### What you will do
Don't include pictures. Quote the lines below from the first through the line that contains "il6_healthy_err = [11100, 30400, 51500, 32700, 31300]".

□ □ □ □

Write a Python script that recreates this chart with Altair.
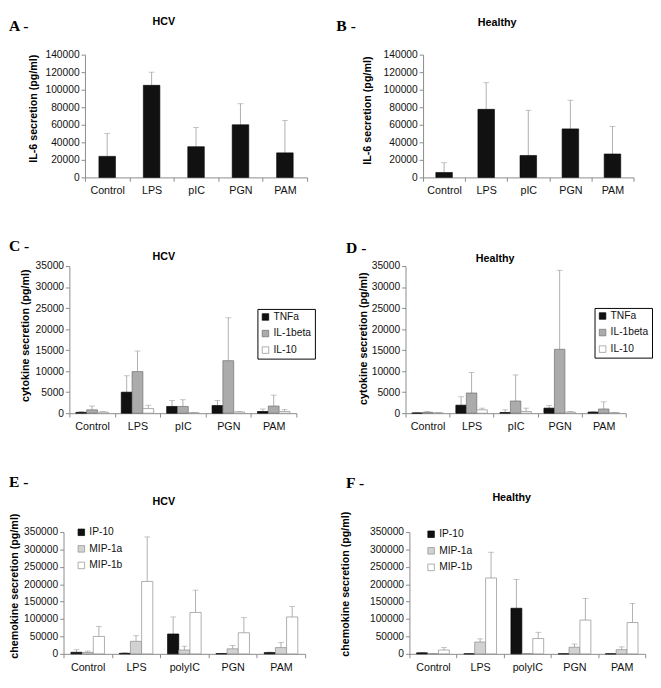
import altair as alt
import pandas as pd

# ---------------- data ----------------
cats_il6 = ["Control", "LPS", "pIC", "PGN", "PAM"]
cats_chemo = ["Control", "LPS", "polyIC", "PGN", "PAM"]

il6_hcv = [24000, 105000, 35000, 60000, 28000]
il6_hcv_err = [26000, 15000, 22000, 24000, 37000]
il6_healthy = [5600, 77600, 25000, 55300, 26700]
il6_healthy_err = [11100, 30400, 51500, 32700, 31300]

cyto_series = ["TNFa", "IL-1beta", "IL-10"]
cyto_hcv = {
    "TNFa": [200, 5000, 1600, 1800, 400],
    "IL-1beta": [800, 9900, 1600, 12500, 1700],
    "IL-10": [250, 1100, 100, 300, 400],
}
cyto_hcv_err = {
    "TNFa": [150, 3900, 1400, 1200, 600],
    "IL-1beta": [900, 4900, 1600, 10200, 2600],
    "IL-10": [100, 800, 50, 50, 500],
}
cyto_healthy = {
    "TNFa": [50, 1900, 150, 1200, 250],
    "IL-1beta": [200, 4800, 2900, 15200, 1000],
    "IL-10": [50, 800, 400, 250, 100],
}
cyto_healthy_err = {
    "TNFa": [100, 2000, 650, 600, 100],
    "IL-1beta": [200, 4900, 6200, 18800, 1700],
    "IL-10": [50, 400, 800, 150, 100],
}

chemo_series = ["IP-10", "MIP-1a", "MIP-1b"]
chemo_hcv = {
    "IP-10": [4500, 1500, 57000, 500, 3600],
    "MIP-1a": [4000, 36000, 11000, 14500, 18000],
    "MIP-1b": [50000, 208000, 119000, 60600, 106000],
}
chemo_hcv_err = {
    "IP-10": [7500, 1500, 49000, 0, 1500],
    "MIP-1a": [4000, 16000, 11000, 9500, 15000],
    "MIP-1b": [29000, 128000, 64000, 43400, 30000],
}
chemo_healthy = {
    "IP-10": [3000, 0, 131000, 0, 0],
    "MIP-1a": [500, 34000, 1000, 19000, 12000],
    "MIP-1b": [11000, 218000, 44000, 97000, 90000],
}
chemo_healthy_err = {
    "IP-10": [1000, 0, 83000, 0, 0],
    "MIP-1a": [0, 9000, 0, 9000, 8000],
    "MIP-1b": [7000, 74000, 18000, 62000, 55000],
}

FONT = "Liberation Sans"
AXIS_COLOR = "#8a8a8a"
ERR_COLOR = "#9a9a9a"


def simple_df(cats, mean, err):
    return pd.DataFrame({"cat": cats, "mean": mean,
                         "top": [m + e for m, e in zip(mean, err)]})


def group_df(cats, series, mean, err):
    rows = []
    for s in series:
        for c, m, e in zip(cats, mean[s], err[s]):
            rows.append({"cat": c, "series": s, "mean": m, "top": m + e})
    return pd.DataFrame(rows)


def x_enc(cats, rng, po=0.0):
    return alt.X("cat:N", sort=cats,
                 scale=alt.Scale(domain=cats, range=rng, paddingInner=0, paddingOuter=po),
                 axis=alt.Axis(title=None, labelAngle=0, tickBand="extent",
                               domainColor=AXIS_COLOR, tickColor=AXIS_COLOR, tickSize=4,
                               labelPadding=4, labelFontSize=11, labelFont=FONT,
                               labelColor="#111"))


def y_axis(title, values, d, tx, ty):
    return alt.Axis(title=title, values=values, format="d", offset=-d, grid=False,
                    domainColor=AXIS_COLOR, tickColor=AXIS_COLOR, tickSize=4,
                    labelPadding=2, labelFontSize=10.5, labelFont=FONT, labelColor="#111",
                    titleX=tx, titleY=ty, titleAngle=270, titleAlign="center",
                    titleBaseline="middle", titleFont=FONT, titleFontSize=11,
                    titleFontWeight="bold", titleColor="#000")


def text_layer(label, x, y, serif=False):
    if serif:
        mk = alt.Chart(pd.DataFrame({"t": [label]})).mark_text(
            font="Liberation Serif", fontWeight="bold", fontSize=16,
            align="left", baseline="top", color="#000")
    else:
        mk = alt.Chart(pd.DataFrame({"t": [label]})).mark_text(
            font=FONT, fontWeight="bold", fontSize=11,
            align="center", baseline="middle", color="#000")
    return mk.encode(x=alt.value(x), y=alt.value(y), text="t:N")


def simple_panel(cats, mean, err, d, w, h, ytitle, tx, ty, letter, lx, ly, ttl, ttx, tty):
    df = simple_df(cats, mean, err)
    vals = list(range(0, 140001, 20000))
    ysc = alt.Scale(domain=[0, 140000], nice=False)
    ax = y_axis(ytitle, vals, d, tx, ty)
    X = x_enc(cats, [d, w])
    base = alt.Chart(df)
    bars = base.mark_bar(color="#111111", stroke="#000", strokeWidth=0.6, width=17).encode(
        x=X, y=alt.Y("mean:Q", scale=ysc, axis=ax))
    rule = base.mark_rule(color=ERR_COLOR, strokeWidth=0.8).encode(
        x=X, y=alt.Y("mean:Q", scale=ysc, axis=ax), y2="top:Q")
    cap = base.mark_tick(color=ERR_COLOR, thickness=0.8, size=6).encode(
        x=X, y=alt.Y("top:Q", scale=ysc, axis=ax))
    return alt.layer(rule, cap, bars, text_layer(letter, lx, ly, True),
                     text_layer(ttl, ttx, tty)).properties(width=w, height=h)


def group_panel(cats, series, mean, err, fills, strokes, ymax, ystep, d, w, h, po_off,
                ytitle, tx, ty, letter, lx, ly, ttl, ttx, tty, leg):
    df = group_df(cats, series, mean, err)
    vals = list(range(0, ymax + 1, ystep))
    ysc = alt.Scale(domain=[0, ymax], nice=False)
    ax = y_axis(ytitle, vals, d, tx, ty)
    X = x_enc(cats, [d, w])
    XO = alt.XOffset("series:N", sort=series,
                     scale=alt.Scale(domain=series, paddingInner=0, paddingOuter=po_off))
    base = alt.Chart(df)
    bars = base.mark_bar(strokeWidth=0.7).encode(
        x=X, xOffset=XO, y=alt.Y("mean:Q", scale=ysc, axis=ax),
        fill=alt.Fill("series:N", sort=series,
                      scale=alt.Scale(domain=series, range=fills), legend=leg),
        stroke=alt.Stroke("series:N", sort=series,
                          scale=alt.Scale(domain=series, range=strokes), legend=None))
    rule = base.mark_rule(color=ERR_COLOR, strokeWidth=0.8).encode(
        x=X, xOffset=XO, y=alt.Y("mean:Q", scale=ysc, axis=ax), y2="top:Q")
    cap = base.mark_tick(color=ERR_COLOR, thickness=0.8, size=6).encode(
        x=X, xOffset=XO, y=alt.Y("top:Q", scale=ysc, axis=ax))
    return alt.layer(rule, cap, bars, text_layer(letter, lx, ly, True),
                     text_layer(ttl, ttx, tty)).properties(width=w, height=h)


def legend(x, y, boxed):
    kw = dict(title=None, orient="none", legendX=x, legendY=y, symbolType="square",
              symbolSize=45, symbolStrokeColor="#666", symbolStrokeWidth=0.7,
              labelFontSize=10.5, labelFont=FONT, labelColor="#111", rowPadding=6,
              labelOffset=3)
    if boxed:
        kw.update(padding=3, strokeColor="#000", fillColor="#fff")
    else:
        kw.update(padding=0)
    return alt.Legend(**kw)


A = simple_panel(cats_il6, il6_hcv, il6_hcv_err, 22, 250, 126,
                 "IL-6 secretion (pg/ml)", -53, 55, "A -", -56, -37, "HCV", 103, -33)
B = simple_panel(cats_il6, il6_healthy, il6_healthy_err, 18, 234, 126,
                 "IL-6 secretion (pg/ml)", -57, 57, "B -", -71, -37, "Healthy", 94, -32)

cyto_fills = ["#111111", "#ababab", "#ffffff"]
cyto_strokes = ["#000000", "#6e6e6e", "#8a8a8a"]
C = group_panel(cats_il6, cyto_series, cyto_hcv, cyto_hcv_err, cyto_fills, cyto_strokes,
                35000, 5000, 6, 239, 151, 0.6, "cytokine secretion (pg/ml)", -45, 71,
                "C -", -56, -28, "HCV", 103, -9, legend(199, 44, True))
D = group_panel(cats_il6, cyto_series, cyto_healthy, cyto_healthy_err, cyto_fills, cyto_strokes,
                35000, 5000, 0, 226, 151, 0.6, "cytokine secretion (pg/ml)", -43, 74,
                "D -", -61, -26, "Healthy", 92, -7, legend(194, 43, True))

chemo_fills = ["#111111", "#d2d2d2", "#ffffff"]
chemo_strokes = ["#000000", "#8a8a8a", "#8a8a8a"]
E = group_panel(cats_chemo, chemo_series, chemo_hcv, chemo_hcv_err, chemo_fills, chemo_strokes,
                350000, 50000, 0, 248, 125, 0.66, "chemokine secretion (pg/ml)", -50, 55,
                "E -", -56, -59, "HCV", 103, -31, legend(13, -5, False))
F = group_panel(cats_chemo, chemo_series, chemo_healthy, chemo_healthy_err, chemo_fills,
                chemo_strokes, 350000, 50000, 4, 246, 125, 0.66,
                "chemokine secretion (pg/ml)", -66, 53, "F -", -61, -58, "Healthy", 109, -35,
                legend(21, -3, False))

IND = dict(x="independent", y="independent", fill="independent", stroke="independent",
           xOffset="independent")

row_ab = alt.hconcat(A, B, spacing=101, bounds="flush").resolve_scale(**IND)
row_cd = alt.hconcat(C, D, spacing=112, bounds="flush").resolve_scale(**IND)
row_ef = alt.hconcat(E, F, spacing=103, bounds="flush").resolve_scale(**IND)

chart = (
    alt.vconcat(row_ab, row_cd, row_ef, spacing=44)
    .resolve_scale(**IND)
    .properties(padding=0, background="#ffffff")
    .configure_view(stroke=None)
)

chart.save("out.html", embed_options={"renderer": "svg", "actions": False})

□ □ □ □

### Written reply
Write a Python script that recreates this chart with Altair.
import altair as alt
import pandas as pd

# ---------------- data ----------------
cats_il6 = ["Control", "LPS", "pIC", "PGN", "PAM"]
cats_chemo = ["Control", "LPS", "polyIC", "PGN", "PAM"]

il6_hcv = [24000, 105000, 35000, 60000, 28000]
il6_hcv_err = [26000, 15000, 22000, 24000, 37000]
il6_healthy = [5600, 77600, 25000, 55300, 26700]
il6_healthy_err = [11100, 30400, 51500, 32700, 31300]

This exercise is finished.